Don't get me wrong; I am not saying that the very decision to extend a set-aside religious holiday, or the sabbath, for our Muslim brothers and sisters was a bad idea or policy decision. What I am hereby categorically saying is that had this policy initiative been other than populist oriented, Chairman Rawlings would also have ensured that its implementation would not become an unnecessary economic burden on the nation. I am not the least bit surprised that the active recruitment of Ghanaian Muslim youths into the jihadist ranks of ISIS is taking place right under the nostrils of the key operatives of the Bureau of National Investigations, a veritable state-sponsored terrorist machine, whose personnel, on the orders of the Mahama Flagstaff House, prefer to harass fierce political opponents of the ruling National Democratic Congress (NDC) like Messrs. Bernard Antwi-Boasiako (aka Chairman Wontumi) and Kennedy Ohene Agyapong, than protect Ghanaian society and its largely responsible and law-abiding members from the sort of danger posed by the baneful likes of ISIS, Boko Haram and Al-Qaeda, among other notorious Islamist terrorist organizations.

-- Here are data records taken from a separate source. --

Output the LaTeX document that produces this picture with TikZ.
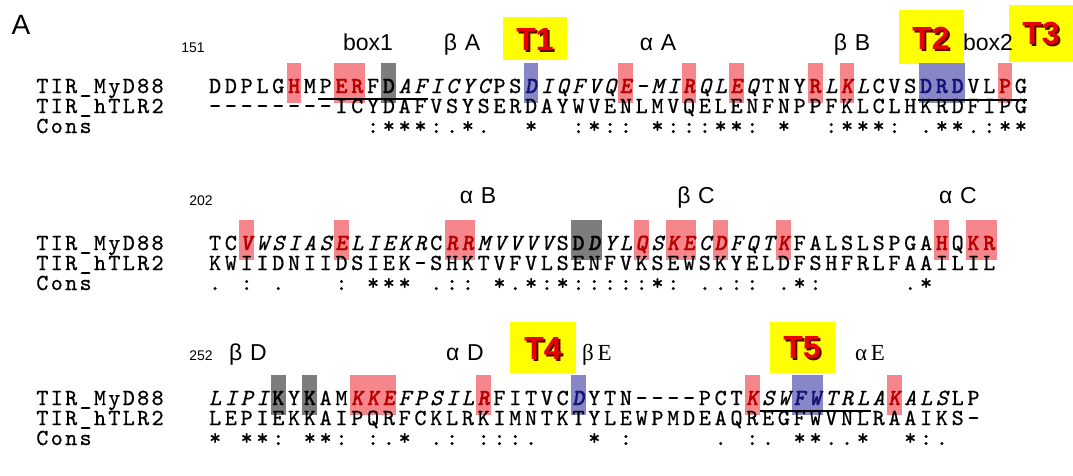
\documentclass[tikz,border=0pt]{standalone}
\usepackage{fontspec}
\setmainfont{Liberation Sans}
\newfontfamily\serf{Liberation Serif}
\newfontfamily\monof{lmmono10-regular.otf}[
  FakeBold=0.7,
  ItalicFont=lmmono10-italic.otf,
  BoldFont=lmmonolt10-bold.otf,
  BoldItalicFont=lmmonolt10-boldoblique.otf,
  BoldFeatures={FakeBold=1.3},
  BoldItalicFeatures={FakeBold=1.3}]
\definecolor{hlpink}{RGB}{245,135,140}
\definecolor{hlblue}{RGB}{135,135,200}
\definecolor{hlgray}{RGB}{125,125,125}
\definecolor{resred}{RGB}{185,0,0}
\definecolor{resblue}{RGB}{20,20,120}
\definecolor{tred}{RGB}{235,0,0}
\definecolor{tshadow}{RGB}{90,0,0}
\definecolor{tyellow}{RGB}{255,255,0}
\newdimen\cw
\def\qstyle{}
\def\qN{\def\qstyle{\upshape\mdseries\color{black}}}
\def\qI{\def\qstyle{\itshape\mdseries\color{black}}}
\def\qB{\def\qstyle{\upshape\bfseries\color{black}}}
\def\qBI{\def\qstyle{\itshape\bfseries\color{black}}}
\def\qR{\def\qstyle{\upshape\bfseries\color{resred}}}
\def\qRI{\def\qstyle{\itshape\bfseries\color{resred}}}
\def\qU{\def\qstyle{\upshape\bfseries\color{resblue}}}
\def\qUI{\def\qstyle{\itshape\bfseries\color{resblue}}}
\def\qUS{\hbox to\cw{\hss\_\hss}}
\def\qend{\qend}
\def\cells#1{\qN\cellloop#1\qend}
\def\cellloop#1{%
 \ifx#1\qend \let\qnext\relax
 \else
   \ifcat\relax\noexpand#1#1%
   \else
     \if0#1\hbox to\cw{\hss}\else\hbox to\cw{\hss{\qstyle #1}\hss}\fi
   \fi
   \let\qnext\cellloop
 \fi
 \qnext}
\newcommand\hlbox[4]{\fill[#1] ({207+15.8*#3+0.5},{#2-30}) rectangle ({207+15.8*(#3+#4)-0.5},{#2+10});}
\begin{document}
\begin{tikzpicture}[x=1pt,y=-1pt,
  seqtext/.style={anchor=base west,inner sep=0pt,text height=13pt,text depth=1pt,font=\monof\fontsize{23}{24}\selectfont},
  lab/.style={anchor=base,inner sep=0pt,font=\fontsize{23}{25}\selectfont},
  monolab/.style={anchor=base,inner sep=0pt,font=\serf\fontsize{23}{25}\selectfont},
  num/.style={anchor=base,inner sep=0pt,font=\fontsize{14}{16}\selectfont},
  tbox/.style={fill=tyellow},
  ttext/.style={inner sep=0pt,font=\bfseries\fontsize{32}{34}\selectfont,text=tred},
  tshad/.style={inner sep=0pt,font=\bfseries\fontsize{32}{34}\selectfont,text=tshadow},
  uline/.style={line width=1.3pt,black}]
\useasboundingbox (0,0) rectangle (1073,475);
\fill[white] (0,0) rectangle (1073,475);
% yellow boxes
\fill[tbox] (503,17) rectangle (567,60);
\fill[tbox] (899,10) rectangle (964,64);
\fill[tbox] (1009,5) rectangle (1073,62);
\fill[tbox] (510,322) rectangle (576,373);
\fill[tbox] (770,322) rectangle (835,373);
% highlights row 1
\hlbox{hlpink}{93}{5}{1}
\hlbox{hlpink}{93}{8}{2}
\hlbox{hlgray}{93}{11}{1}
\hlbox{hlblue}{93}{20}{1}
\hlbox{hlpink}{93}{26}{1}
\hlbox{hlpink}{93}{30}{1}
\hlbox{hlpink}{93}{33}{1}
\hlbox{hlpink}{93}{38}{1}
\hlbox{hlpink}{93}{40}{1}
\hlbox{hlblue}{93}{45}{3}
\hlbox{hlpink}{93}{50}{1}
% highlights row 2
\hlbox{hlpink}{250}{2}{1}
\hlbox{hlpink}{250}{8}{1}
\hlbox{hlpink}{250}{15}{2}
\hlbox{hlgray}{250}{23}{2}
\hlbox{hlpink}{250}{27}{1}
\hlbox{hlpink}{250}{29}{2}
\hlbox{hlpink}{250}{32}{1}
\hlbox{hlpink}{250}{36}{1}
\hlbox{hlpink}{250}{46}{1}
\hlbox{hlpink}{250}{48}{2}
% highlights row 3
\hlbox{hlgray}{405}{4}{1}
\hlbox{hlgray}{405}{6}{1}
\hlbox{hlpink}{405}{9}{3}
\hlbox{hlpink}{405}{17}{1}
\hlbox{hlblue}{405}{23}{1}
\hlbox{hlpink}{405}{34}{1}
\hlbox{hlblue}{405}{37}{2}
\hlbox{hlpink}{405}{43}{1}
% panel letter
\node[inner sep=0pt,font=\fontsize{28}{30}\selectfont] (panelA) at (21,25) {A};
% header labels
\node[num] (n151) at (193,52) {151};
\node[lab] (box1) at (368,50) {box1};
\node[lab] (bA) at (462,50) {β\,\,A};
\node[lab] (aA) at (658,50) {α\,\,A};
\node[lab] (bB) at (852,50) {β\,\,B};
\node[lab] (box2) at (988,50) {box2};
\node[num] (n202) at (201,205) {202};
\node[lab] (aB) at (478,203) {α\,\,B};
\node[lab] (bC) at (696,203) {β\,\,C};
\node[lab] (aC) at (958,203) {α\,\,C};
\node[num] (n252) at (201,360) {252};
\node[lab] (bD) at (248,360) {β\,\,D};
\node[lab] (aD) at (465,360) {α\,\,D};
\node[monolab] (bE) at (597,360) {β\,E};
\node[monolab] (aE) at (870,360) {α\,E};
% T labels
\foreach \nm/\tx/\cx/\cy in {t1/T1/535/39, t2/T2/931/38, t3/T3/1041/34, t4/T4/543/348, t5/T5/802/348}{
  \node[tshad] (\nm s) at (\cx+2,\cy+2) {\tx};
  \node[ttext] (\nm) at (\cx,\cy) {\tx};
}
% row labels
\foreach \nm/\yy in {1/93,2/250,3/405}{
  \node[seqtext] (lm\nm) at (35,\yy) {\cw=14.4pt\cells{TIR\qUS MyD88}};
  \node[seqtext] (lh\nm) at (35,\yy+20) {\cw=14.4pt\cells{TIR\qUS hTLR2}};
  \node[seqtext] (lc\nm) at (35,\yy+40) {\cw=14.4pt\cells{Cons}};
}
% row 1
\node[seqtext] (s1m) at (207,93) {\cw=15.8pt\cells{\qN DDPLG\qR H\qN MP\qR ER\qN F\qB D\qI AFICYC\qN PS\qUI D\qI IQFVQ\qRI E\qI -MI\qRI R\qI QL\qRI E\qI Q\qN TNY\qR R\qI L\qRI K\qI L\qN CVS\qU DRD\qN VL\qR P\qN G}};
\node[seqtext] (s1h) at (207,113) {\cw=15.8pt\cells{--------ICYDAFVSYSERDAYWVENLMVQELENFNPPFKLCLHKRDFIPG}};
\node[seqtext] (s1c) at (207,133) {\cw=15.8pt\cells{0000000000:***:.*.00*00:*::0*:::**:0*00:***:0.**.:**}};
% row 2
\node[seqtext] (s2m) at (207,250) {\cw=15.8pt\cells{\qN TC\qRI V\qI WSIAS\qRI E\qI LIEKR\qN C\qRI RR\qI MVVVV\qN S\qB D\qBI D\qI YL\qRI Q\qI S\qRI KE\qI C\qRI D\qI FQT\qRI K\qN FALSLSPGA\qR H\qN Q\qR KR}};
\node[seqtext] (s2h) at (207,270) {\cw=15.8pt\cells{KWIIDNIIDSIEK-SHKTVFVLSENFVKSEWSKYELDFSHFRLFAAILIL}};
\node[seqtext] (s2c) at (207,290) {\cw=15.8pt\cells{.0:0.000:0***0.::0*.*:*:::::*:0..::0.*:00000.*}};
% row 3
\node[seqtext] (s3m) at (207,405) {\cw=15.8pt\cells{\qI LIPI\qB K\qN Y\qB K\qN AM\qRI KKE\qI FPSIL\qRI R\qN FITVC\qUI D\qN YTN----PCT\qRI K\qI SW\qUI FW\qI TRLA\qRI K\qI ALS\qN LP}};
\node[seqtext] (s3h) at (207,425) {\cw=15.8pt\cells{LEPIEKKAIPQRFCKLRKIMNTKTYLEWPMDEAQREGFWVNLRAAIKS-}};
\node[seqtext] (s3c) at (207,445) {\cw=15.8pt\cells{*0**:0**:0:.*0.:0:::.000*0:00000.0:.0**..*00*:.}};
% underlines
\draw[uline] (317.6,99) -- (428.2,99);
\draw[uline] (918,100) -- (1026.8,100);
\draw[uline] (760,411) -- (870.6,411);
\end{tikzpicture}
\end{document}
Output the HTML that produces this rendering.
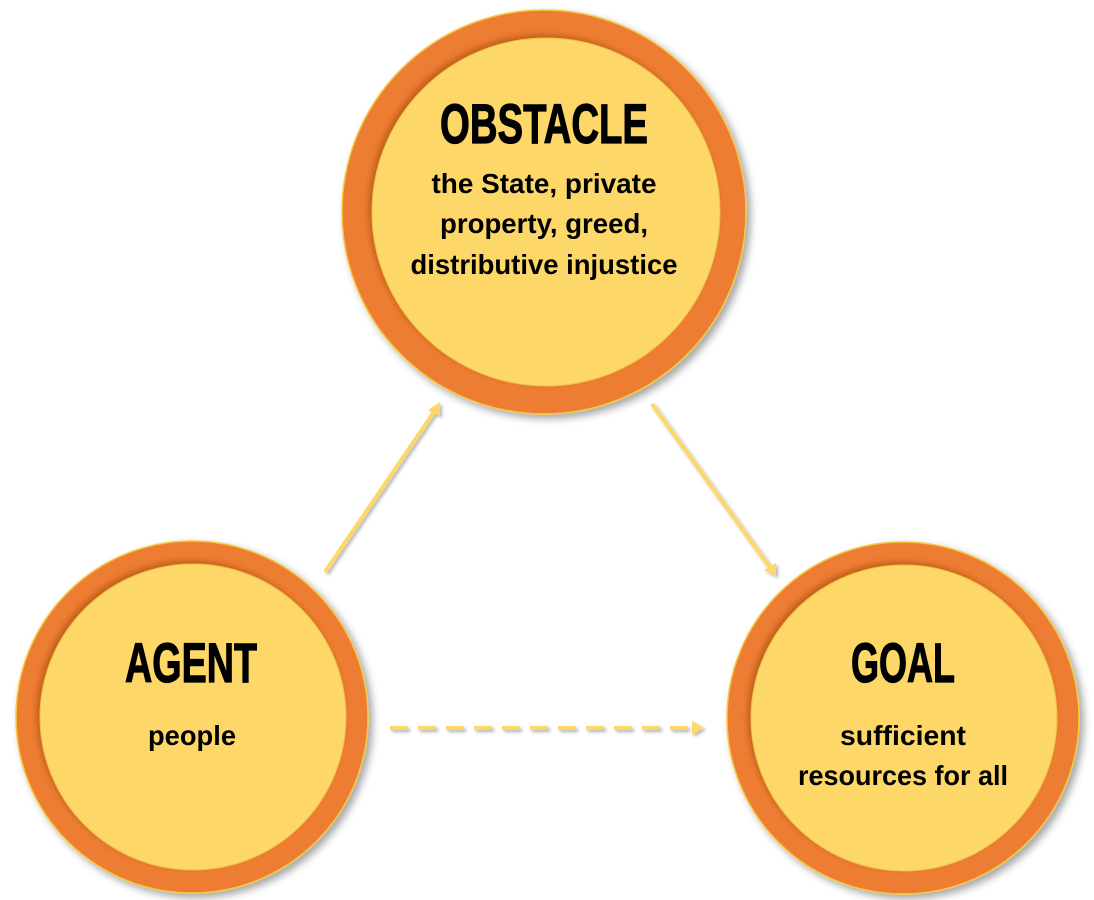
<!DOCTYPE html>
<html><head><meta charset="utf-8"><style>
html,body{margin:0;padding:0;background:#fff;}
svg{display:block}
.t{font-family:"Liberation Sans Narrow","Liberation Sans",sans-serif;font-weight:bold;fill:#000;text-anchor:middle}
.h{stroke:#000;stroke-width:1.2}
</style></head><body>
<svg width="1094" height="900" viewBox="0 0 1094 900" xmlns="http://www.w3.org/2000/svg">
<defs>
<filter id="sh" x="-20%" y="-20%" width="140%" height="140%">
<feDropShadow dx="4" dy="4" stdDeviation="4" flood-color="#000" flood-opacity="0.35"/>
</filter>
<filter id="ish" x="-20%" y="-20%" width="140%" height="140%">
<feDropShadow dx="-3" dy="-3" stdDeviation="3" flood-color="#8a3a00" flood-opacity="0.45"/>
</filter>
<filter id="ash"><feDropShadow dx="2" dy="2" stdDeviation="1.5" flood-color="#000" flood-opacity="0.3"/></filter>
</defs>
<circle cx="544" cy="212" r="202" fill="#ed7d31" stroke="#f5c842" stroke-width="1.5" filter="url(#sh)"/>
<circle cx="546" cy="212" r="174" fill="#fdd868" stroke="#f0c040" stroke-width="1" filter="url(#ish)"/>
<circle cx="192" cy="717" r="176" fill="#ed7d31" stroke="#f5c842" stroke-width="1.5" filter="url(#sh)"/>
<circle cx="193" cy="717" r="153" fill="#fdd868" stroke="#f0c040" stroke-width="1" filter="url(#ish)"/>
<circle cx="903" cy="718" r="176" fill="#ed7d31" stroke="#f5c842" stroke-width="1.5" filter="url(#sh)"/>
<circle cx="904" cy="718" r="153" fill="#fdd868" stroke="#f0c040" stroke-width="1" filter="url(#ish)"/>
<g filter="url(#ash)" stroke="#fdd868" fill="#fdd868">
<line x1="325" y1="572" x2="436" y2="409" stroke-width="4"/>
<polygon points="440,402 428,410 440,416" stroke="none"/>
<line x1="652" y1="404" x2="771" y2="569" stroke-width="4"/>
<polygon points="776,576 764,570 776,563" stroke="none"/>
<line x1="390" y1="728" x2="694" y2="728" stroke-width="4" stroke-dasharray="18,10"/>
<polygon points="704,728 692,721 692,735" stroke="none"/>
</g>
<text class="t h" x="544" y="143" font-size="56" textLength="208" lengthAdjust="spacingAndGlyphs">OBSTACLE</text>
<text class="t" x="544" y="193" font-size="28" textLength="225" lengthAdjust="spacingAndGlyphs">the State, private</text>
<text class="t" x="544" y="233" font-size="28" textLength="208" lengthAdjust="spacingAndGlyphs">property, greed,</text>
<text class="t" x="544" y="274" font-size="28" textLength="267" lengthAdjust="spacingAndGlyphs">distributive injustice</text>
<text class="t h" x="191" y="682" font-size="56" textLength="132" lengthAdjust="spacingAndGlyphs">AGENT</text>
<text class="t" x="192" y="745" font-size="28" textLength="88" lengthAdjust="spacingAndGlyphs">people</text>
<text class="t h" x="903" y="682" font-size="56" textLength="104" lengthAdjust="spacingAndGlyphs">GOAL</text>
<text class="t" x="903" y="745" font-size="28" textLength="126" lengthAdjust="spacingAndGlyphs">sufficient</text>
<text class="t" x="903" y="785" font-size="28" textLength="210" lengthAdjust="spacingAndGlyphs">resources for all</text>
</svg>
</body></html>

Indeed, our entire National Security apparatus may be woefully out of whack with the exigencies of the times. Else, how would it have been possible for the National Democratic Congress operatives to have illegally, albeit successfully, tacked some 76,286 Togolese nationals onto Ghana's Voters' Register in the Ketu-South Constituency, in the Volta Region, alone? To be be brutally frank and honest with the dear reader, the allegedly successful recruitment of Mr. Nazir Alema into the ranks of ISIS is absolutely nothing to worry about. After all, as has been widely reported, the alleged ISIS recruit was a graduate of the Kwame Nkrumah University of Science and Technology (KNUST) who, by most accounts, was gainfully employed. And the argument that Mr. Alema might have been motivated by economic frustration does not appear to muster scrutiny. It may, however, be valid in the nine, or so, other instances.

As an evidently successful college graduate, Mr. Alema was decidedly a mature adult, however youthful he might have been, who was quite capable of deciding for himself the kind of existential course he wanted to pursue. What the operatives of our National Security Agency/ Council (NSA/NSC) ought to focus most of its resources and personnel on, regards the studious tracking of the movements of these ISIS recruits in order to ensure that they never re-enter the country under any circumstances. And this is also where both Parliament and the Flagstaff House ought to promptly act in concert for the greater good and security of the country. This means, for instance, that the government may need to enact a special edict summarily condemning any proven ISIS veteran who attempts to re-enter the country, for whatever reasons, to death by firing squad. Absolutely no exceptions here, whatsoever, if law-abiding Ghanaian citizens are to live in peace and tranquility.

I also agree with the Daily Guide on the imperative need for Ghanaians to begin reassessing our globally acclaimed accolade of being faultingly hospitable for our own good (See "Security Alert" Modernghana.com 8/26/15). There is absolutely no other alternative, if we are to prevail as a nation worthy of such designation.